The Washington Post recently editorialized in favor of focusing on a high-skill visa program, but significantly, said nothing about a guest worker program. The Post was merely reflecting the views of the US business community, especially the high-tech sector, as well as Senate moderates in both parties, including Sen. Lindsey Graham (R-SC) whose support would be critical to initiating such an effort.
In short, the vaunted “deadlock” on immigration that many predicted would last through 2012 may not, in fact, last that long. Neither party can afford to be viewed as “obstructionist” on an issue that has proven to be the nation’s thorniest and most volatile -but on which the public is demanding real action. In some ways, the tables have now turned: with the GOP running the House, it’s finally in a position to set the agenda and to compel the Democrats to respond. And having made clear last week that the agenda is no longer one immediately guaranteed to inflame Latinos, and much of the nation – birthright citizenship – the Democrats must now prepare to parry with the GOP on workplace enforcement – and beyond.
Of course, there’s always the chance that the two parties may get distracted by other issues, and simply try to punt for two more years. But as the mid-term elections revealed, the do-nothing strategy carries real risks for both parties — the Democrats especially. Republicans successfully exploited immigration as a “wedge” issue with white voters in key congressional districts, which helped them win the House. But they alienated some Latinos in California and the Southwest, and that clearly helped cost them the Senate. With 23 Senate Democrats up for re-election in 2012, compared to just 10 Republicans, senior Republican strategists have no intention of making that mistake again.

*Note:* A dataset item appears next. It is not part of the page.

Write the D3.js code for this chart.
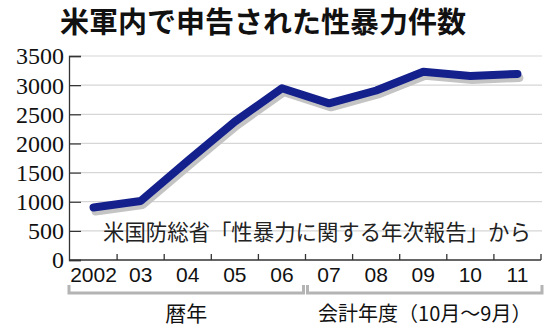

Therefore, the best option for Democrats is for the President to get out in front on immigration as quickly as possible and to forge a modest deal that can steal the GOP’s thunder. It won’t be the whole “enchildada” – not even close. But by demonstrating that he’s prepared to embrace the concerns of both parties, and indeed, stand up to his own base, in the short term, Obama may finally “win” with immigration – ensuring his own re-election, averting a further rightward slide, while setting the stage for an expanded legalization program after 2012. Given the current electoral math, that’s probably the best the Democrats can hope for.